Propaganda & Mass Persuasion: Get back to the Kitchen Rosie!

Thursday, March 13, 2008

Get back to the Kitchen Rosie!

The documentary entitled the "Life and Times of Rosie the Riveter" was a feature length documentary made by Connie Fields, about the women who entered the work force at the urging of the United States Government during World War II. What most people tend to talk about when addressing the cultural significance of Rosie the Riveter as a icon in Popular Culture is how this figure was used as a representation of a quote on quote every woman of the day who went out and did what was required to bring her man home. What most people don't talk about is how the character was downplayed after the war to demobilize the women back into the kitchens and out of the factories and shipyards. What an example of the use of propaganda. how can you convince a massive group of people to come out of the household and into the workforce and then a few short years later tell them the exact opposite and be able to justify it with a straight face. The image of Rosie the Riveter was a more masculine one during the war. All images of her had the woman making a muscle and with the slogan "WE CAN DO IT" above her. After the war this picture was downplayed in favor of images that showed women getting back into0 the domestic sphere.
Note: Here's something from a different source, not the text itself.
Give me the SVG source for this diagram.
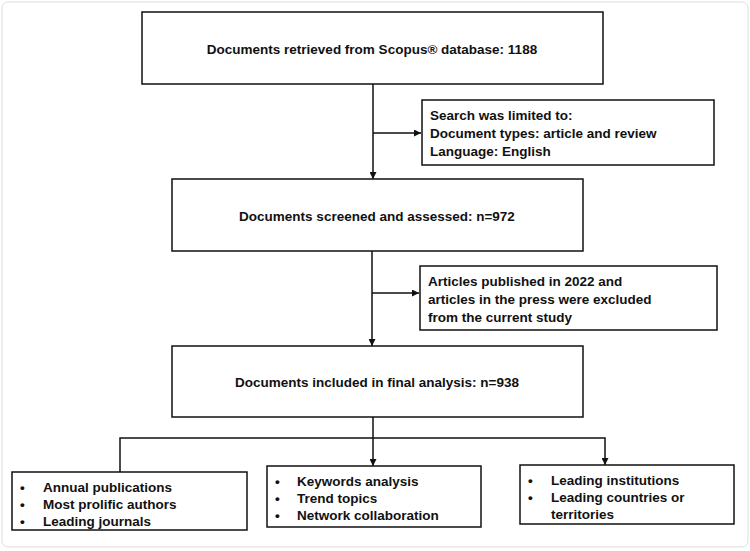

Blogger A. Mattson said...

A good post.

Not of all of the images featured muscular women. In fact those were exceptional. They seem common because the few images that featured muscular women were chosen by feminists to represent the modern ideal of working women. The vast majority of images of "Rosie" featured strong but feminine women. It was important to emphasize that feminine beauty to reassure America that women would not become masculine if they took on male-defined jobs for war work. War work was sold with feminine beauty, strong but glamorous, big biceps were not a common image.